SHORT EXERCISE:
Reproduce every record below exactly as written, but leave out any pictures.

RECORDS FOR THE TASK:
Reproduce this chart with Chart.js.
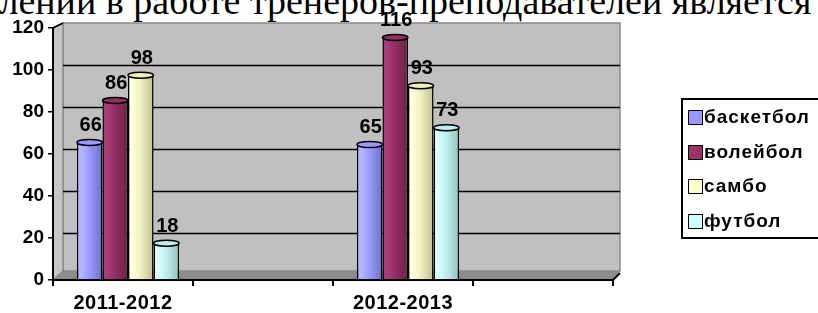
<!DOCTYPE html>
<html><head><meta charset="utf-8">
<script src="https://cdn.jsdelivr.net/npm/chart.js@4"></script>
<style>
html,body{margin:0;padding:0;background:#fff;width:818px;height:313px;overflow:hidden;position:relative}
#bgtext{position:absolute;left:-18px;top:-18px;font-family:'Liberation Serif','Times New Roman',serif;font-size:38px;line-height:38px;white-space:nowrap;color:#000}
#wrap{position:absolute;left:0;top:0;width:818px;height:313px}
#legend{position:absolute;left:681px;top:98px;width:140px;height:141px;border:2px solid #000;box-sizing:border-box;font-family:'Liberation Sans',Arial,sans-serif;font-weight:bold;font-size:19px;letter-spacing:1px;color:#000}
.item{position:absolute;left:5px;height:22px;line-height:22px;white-space:nowrap}
.sw{display:inline-block;width:15px;height:15px;border:1.5px solid #000;box-sizing:border-box;vertical-align:-2px;margin-right:1px}
</style></head><body>
<div id="bgtext">влении в работе тренеров-преподавателей является</div>
<div id="wrap"><canvas id="c" width="818" height="313"></canvas></div>
<div id="legend"></div>
<script>
// ---- data ----
const categories = ['2011-2012', '', '2012-2013', ''];
const seriesNames = ['баскетбол', 'волейбол', 'самбо', 'футбол'];
const basketball = [66, null, 65, null];
const volleyball = [86, null, 116, null];
const sambo = [98, null, 93, null];
const football = [18, null, 73, null];
const yTicks = [0, 20, 40, 60, 80, 100, 120];

// ---- style ----
const swatch = ['#9999FF', '#993366', '#FFFFCC', '#CCFFFF'];
const shades = [
  ['#b4b4ff', '#9999ff', '#5f5fae'],
  ['#a83c76', '#932f62', '#5a1d3c'],
  ['#ffffdc', '#eeeebe', '#aeae86'],
  ['#dcffff', '#c0eeee', '#86aeae']
];
const CAT_PCT = 0.73;
const SHIFT = 5;

// legend
const lg = document.getElementById('legend');
seriesNames.forEach((n, i) => {
  const d = document.createElement('div');
  d.className = 'item';
  d.style.top = (6 + i * 34.5) + 'px';
  d.innerHTML = '<span class="sw" style="background:' + swatch[i] + '"></span>' + n;
  lg.appendChild(d);
});

function barFill(i) {
  const [light, base, dark] = shades[i];
  return (c) => {
    const chart = c.chart, xs = chart.scales && chart.scales.x;
    if (!xs || c.type !== 'data' || !chart.chartArea) return base;
    const catW = (xs.right - xs.left) / categories.length;
    const groupW = catW * CAT_PCT, barW = groupW / seriesNames.length;
    const cx = xs.getPixelForValue(c.dataIndex);
    const x0 = cx - groupW / 2 + barW * c.datasetIndex + SHIFT;
    const g = chart.ctx.createLinearGradient(x0, 0, x0 + barW, 0);
    g.addColorStop(0, light); g.addColorStop(0.3, base); g.addColorStop(1, dark);
    return g;
  };
}

const wallPlugin = {
  id: 'wall',
  beforeDraw(chart) {
    const { ctx, chartArea: a, scales: { y } } = chart;
    ctx.save();
    ctx.beginPath();
    ctx.moveTo(a.left + 10, a.top - 5); ctx.lineTo(a.right + 7, a.top - 5);
    ctx.lineTo(a.right + 7, a.bottom - 9); ctx.lineTo(a.left + 10, a.bottom - 9); ctx.closePath();
    ctx.fillStyle = '#c0c0c0'; ctx.fill();
    ctx.strokeStyle = '#8a8a8a'; ctx.lineWidth = 1.5; ctx.stroke();
    ctx.beginPath();
    ctx.moveTo(a.left, a.top); ctx.lineTo(a.left + 10, a.top - 5);
    ctx.lineTo(a.left + 10, a.bottom - 9); ctx.lineTo(a.left, a.bottom); ctx.closePath();
    ctx.fillStyle = '#c6c6c6'; ctx.fill(); ctx.stroke();
    ctx.beginPath();
    ctx.moveTo(a.left, a.bottom); ctx.lineTo(a.left + 10, a.bottom - 9);
    ctx.lineTo(a.right + 7, a.bottom - 9); ctx.lineTo(a.right, a.bottom); ctx.closePath();
    ctx.fillStyle = '#8c8c8c'; ctx.fill();
    ctx.strokeStyle = '#000'; ctx.lineWidth = 1.6;
    yTicks.filter(v => v > 0 && v < 120).forEach(v => {
      const yy = Math.round(y.getPixelForValue(v) - 5) + 0.5;
      ctx.beginPath(); ctx.moveTo(a.left + 10, yy); ctx.lineTo(a.right + 7, yy); ctx.stroke();
    });
    ctx.restore();
  },
  beforeDatasetsDraw(chart) {
    chart.ctx.save();
    chart.ctx.translate(SHIFT, 0);
  },
  afterDatasetsDraw(chart) {
    const ctx = chart.ctx;
    ctx.restore();
    ctx.save();
    ctx.font = 'bold 20px "Liberation Sans", Arial, sans-serif';
    ctx.fillStyle = '#000';
    ctx.textAlign = 'center';
    ctx.textBaseline = 'bottom';
    chart.data.datasets.forEach((ds, di) => {
      const meta = chart.getDatasetMeta(di);
      meta.data.forEach((el, i) => {
        const v = ds.data[i];
        if (v == null) return;
        const x = el.x + SHIFT, w = el.width;
        ctx.beginPath();
        ctx.ellipse(x, el.y + 1, w / 2, 3, 0, 0, Math.PI * 2);
        ctx.fillStyle = shades[di][1];
        ctx.fill();
        ctx.lineWidth = 1.5; ctx.strokeStyle = '#000'; ctx.stroke();
        ctx.fillStyle = '#000';
        ctx.fillText(String(v), x + 1, el.y - 6);
      });
    });
    ctx.restore();
    ctx.letterSpacing = '0.5px';
  },
  afterDraw(chart) {
    const { ctx, chartArea: a } = chart;
    ctx.letterSpacing = '0px';
    ctx.save();
    ctx.strokeStyle = '#000'; ctx.lineWidth = 2;
    ctx.beginPath(); ctx.moveTo(a.right, a.bottom); ctx.lineTo(a.right + 7, a.bottom - 7); ctx.stroke();
    ctx.lineWidth = 1.5;
    ctx.beginPath(); ctx.moveTo(a.left, a.top); ctx.lineTo(a.left + 10, a.top - 5); ctx.stroke();
    ctx.restore();
  }
};

const datasets = [basketball, volleyball, sambo, football].map((d, i) => ({
  label: seriesNames[i],
  data: d,
  backgroundColor: barFill(i),
  borderColor: '#000',
  borderWidth: 1.5,
  borderSkipped: 'bottom',
  categoryPercentage: CAT_PCT,
  barPercentage: 1.0
}));

Chart.defaults.font.family = '"Liberation Sans", Arial, sans-serif';
Chart.defaults.color = '#000';

new Chart(document.getElementById('c'), {
  type: 'bar',
  data: { labels: categories, datasets },
  options: {
    responsive: false,
    animation: false,
    events: [],
    layout: { padding: { top: 28, right: 205, left: 0, bottom: 0 } },
    plugins: { legend: { display: false }, tooltip: { enabled: false } },
    scales: {
      x: {
        offset: true,
        grid: { offset: true, drawOnChartArea: false, tickLength: 6, color: '#000', lineWidth: 2 },
        border: { display: true, color: '#000', width: 2 },
        ticks: { font: { size: 20, weight: 'bold' }, padding: 5, maxRotation: 0, autoSkip: false, z: 1 },
        afterFit: s => { s.height = 33; }
      },
      y: {
        min: 0, max: 120,
        afterBuildTicks: s => { s.ticks = yTicks.map(v => ({ value: v })); },
        grid: { drawOnChartArea: false, tickLength: 5, color: '#000', lineWidth: 1.5 },
        border: { display: true, color: '#000', width: 2 },
        ticks: { font: { size: 19, weight: 'bold' }, padding: 4 },
        afterFit: s => { s.width = 53; }
      }
    }
  },
  plugins: [wallPlugin]
});
</script>
</body></html>
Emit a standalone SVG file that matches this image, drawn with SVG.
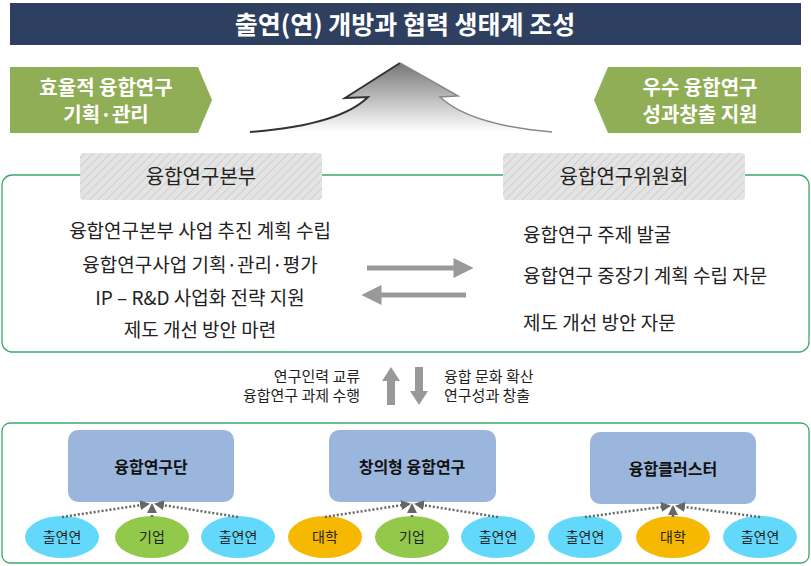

COMPLETE RESPONSE:
Reproduce this chart with Chart.js.
<!DOCTYPE html>
<html><head><meta charset="utf-8">
<script src="https://cdn.jsdelivr.net/npm/chart.js@4"></script>
<style>
html,body{margin:0;padding:0;background:#fff;width:818px;height:313px;overflow:hidden;position:relative}
#bgtext{position:absolute;left:-18px;top:-18px;font-family:'Liberation Serif','Times New Roman',serif;font-size:38px;line-height:38px;white-space:nowrap;color:#000}
#wrap{position:absolute;left:0;top:0;width:818px;height:313px}
#legend{position:absolute;left:681px;top:98px;width:140px;height:141px;border:2px solid #000;box-sizing:border-box;font-family:'Liberation Sans',Arial,sans-serif;font-weight:bold;font-size:19px;letter-spacing:1px;color:#000}
.item{position:absolute;left:5px;height:22px;line-height:22px;white-space:nowrap}
.sw{display:inline-block;width:15px;height:15px;border:1.5px solid #000;box-sizing:border-box;vertical-align:-2px;margin-right:1px}
</style></head><body>
<div id="bgtext">влении в работе тренеров-преподавателей является</div>
<div id="wrap"><canvas id="c" width="818" height="313"></canvas></div>
<div id="legend"></div>
<script>
// ---- data ----
const categories = ['2011-2012', '', '2012-2013', ''];
const seriesNames = ['баскетбол', 'волейбол', 'самбо', 'футбол'];
const basketball = [66, null, 65, null];
const volleyball = [86, null, 116, null];
const sambo = [98, null, 93, null];
const football = [18, null, 73, null];
const yTicks = [0, 20, 40, 60, 80, 100, 120];

// ---- style ----
const swatch = ['#9999FF', '#993366', '#FFFFCC', '#CCFFFF'];
const shades = [
  ['#b4b4ff', '#9999ff', '#5f5fae'],
  ['#a83c76', '#932f62', '#5a1d3c'],
  ['#ffffdc', '#eeeebe', '#aeae86'],
  ['#dcffff', '#c0eeee', '#86aeae']
];
const CAT_PCT = 0.73;
const SHIFT = 5;

// legend
const lg = document.getElementById('legend');
seriesNames.forEach((n, i) => {
  const d = document.createElement('div');
  d.className = 'item';
  d.style.top = (6 + i * 34.5) + 'px';
  d.innerHTML = '<span class="sw" style="background:' + swatch[i] + '"></span>' + n;
  lg.appendChild(d);
});

function barFill(i) {
  const [light, base, dark] = shades[i];
  return (c) => {
    const chart = c.chart, xs = chart.scales && chart.scales.x;
    if (!xs || c.type !== 'data' || !chart.chartArea) return base;
    const catW = (xs.right - xs.left) / categories.length;
    const groupW = catW * CAT_PCT, barW = groupW / seriesNames.length;
    const cx = xs.getPixelForValue(c.dataIndex);
    const x0 = cx - groupW / 2 + barW * c.datasetIndex + SHIFT;
    const g = chart.ctx.createLinearGradient(x0, 0, x0 + barW, 0);
    g.addColorStop(0, light); g.addColorStop(0.3, base); g.addColorStop(1, dark);
    return g;
  };
}

const wallPlugin = {
  id: 'wall',
  beforeDraw(chart) {
    const { ctx, chartArea: a, scales: { y } } = chart;
    ctx.save();
    ctx.beginPath();
    ctx.moveTo(a.left + 10, a.top - 5); ctx.lineTo(a.right + 7, a.top - 5);
    ctx.lineTo(a.right + 7, a.bottom - 9); ctx.lineTo(a.left + 10, a.bottom - 9); ctx.closePath();
    ctx.fillStyle = '#c0c0c0'; ctx.fill();
    ctx.strokeStyle = '#8a8a8a'; ctx.lineWidth = 1.5; ctx.stroke();
    ctx.beginPath();
    ctx.moveTo(a.left, a.top); ctx.lineTo(a.left + 10, a.top - 5);
    ctx.lineTo(a.left + 10, a.bottom - 9); ctx.lineTo(a.left, a.bottom); ctx.closePath();
    ctx.fillStyle = '#c6c6c6'; ctx.fill(); ctx.stroke();
    ctx.beginPath();
    ctx.moveTo(a.left, a.bottom); ctx.lineTo(a.left + 10, a.bottom - 9);
    ctx.lineTo(a.right + 7, a.bottom - 9); ctx.lineTo(a.right, a.bottom); ctx.closePath();
    ctx.fillStyle = '#8c8c8c'; ctx.fill();
    ctx.strokeStyle = '#000'; ctx.lineWidth = 1.6;
    yTicks.filter(v => v > 0 && v < 120).forEach(v => {
      const yy = Math.round(y.getPixelForValue(v) - 5) + 0.5;
      ctx.beginPath(); ctx.moveTo(a.left + 10, yy); ctx.lineTo(a.right + 7, yy); ctx.stroke();
    });
    ctx.restore();
  },
  beforeDatasetsDraw(chart) {
    chart.ctx.save();
    chart.ctx.translate(SHIFT, 0);
  },
  afterDatasetsDraw(chart) {
    const ctx = chart.ctx;
    ctx.restore();
    ctx.save();
    ctx.font = 'bold 20px "Liberation Sans", Arial, sans-serif';
    ctx.fillStyle = '#000';
    ctx.textAlign = 'center';
    ctx.textBaseline = 'bottom';
    chart.data.datasets.forEach((ds, di) => {
      const meta = chart.getDatasetMeta(di);
      meta.data.forEach((el, i) => {
        const v = ds.data[i];
        if (v == null) return;
        const x = el.x + SHIFT, w = el.width;
        ctx.beginPath();
        ctx.ellipse(x, el.y + 1, w / 2, 3, 0, 0, Math.PI * 2);
        ctx.fillStyle = shades[di][1];
        ctx.fill();
        ctx.lineWidth = 1.5; ctx.strokeStyle = '#000'; ctx.stroke();
        ctx.fillStyle = '#000';
        ctx.fillText(String(v), x + 1, el.y - 6);
      });
    });
    ctx.restore();
    ctx.letterSpacing = '0.5px';
  },
  afterDraw(chart) {
    const { ctx, chartArea: a } = chart;
    ctx.letterSpacing = '0px';
    ctx.save();
    ctx.strokeStyle = '#000'; ctx.lineWidth = 2;
    ctx.beginPath(); ctx.moveTo(a.right, a.bottom); ctx.lineTo(a.right + 7, a.bottom - 7); ctx.stroke();
    ctx.lineWidth = 1.5;
    ctx.beginPath(); ctx.moveTo(a.left, a.top); ctx.lineTo(a.left + 10, a.top - 5); ctx.stroke();
    ctx.restore();
  }
};

const datasets = [basketball, volleyball, sambo, football].map((d, i) => ({
  label: seriesNames[i],
  data: d,
  backgroundColor: barFill(i),
  borderColor: '#000',
  borderWidth: 1.5,
  borderSkipped: 'bottom',
  categoryPercentage: CAT_PCT,
  barPercentage: 1.0
}));

Chart.defaults.font.family = '"Liberation Sans", Arial, sans-serif';
Chart.defaults.color = '#000';

new Chart(document.getElementById('c'), {
  type: 'bar',
  data: { labels: categories, datasets },
  options: {
    responsive: false,
    animation: false,
    events: [],
    layout: { padding: { top: 28, right: 205, left: 0, bottom: 0 } },
    plugins: { legend: { display: false }, tooltip: { enabled: false } },
    scales: {
      x: {
        offset: true,
        grid: { offset: true, drawOnChartArea: false, tickLength: 6, color: '#000', lineWidth: 2 },
        border: { display: true, color: '#000', width: 2 },
        ticks: { font: { size: 20, weight: 'bold' }, padding: 5, maxRotation: 0, autoSkip: false, z: 1 },
        afterFit: s => { s.height = 33; }
      },
      y: {
        min: 0, max: 120,
        afterBuildTicks: s => { s.ticks = yTicks.map(v => ({ value: v })); },
        grid: { drawOnChartArea: false, tickLength: 5, color: '#000', lineWidth: 1.5 },
        border: { display: true, color: '#000', width: 2 },
        ticks: { font: { size: 19, weight: 'bold' }, padding: 4 },
        afterFit: s => { s.width = 53; }
      }
    }
  },
  plugins: [wallPlugin]
});
</script>
</body></html>
Emit a standalone SVG file that matches this image, drawn with SVG.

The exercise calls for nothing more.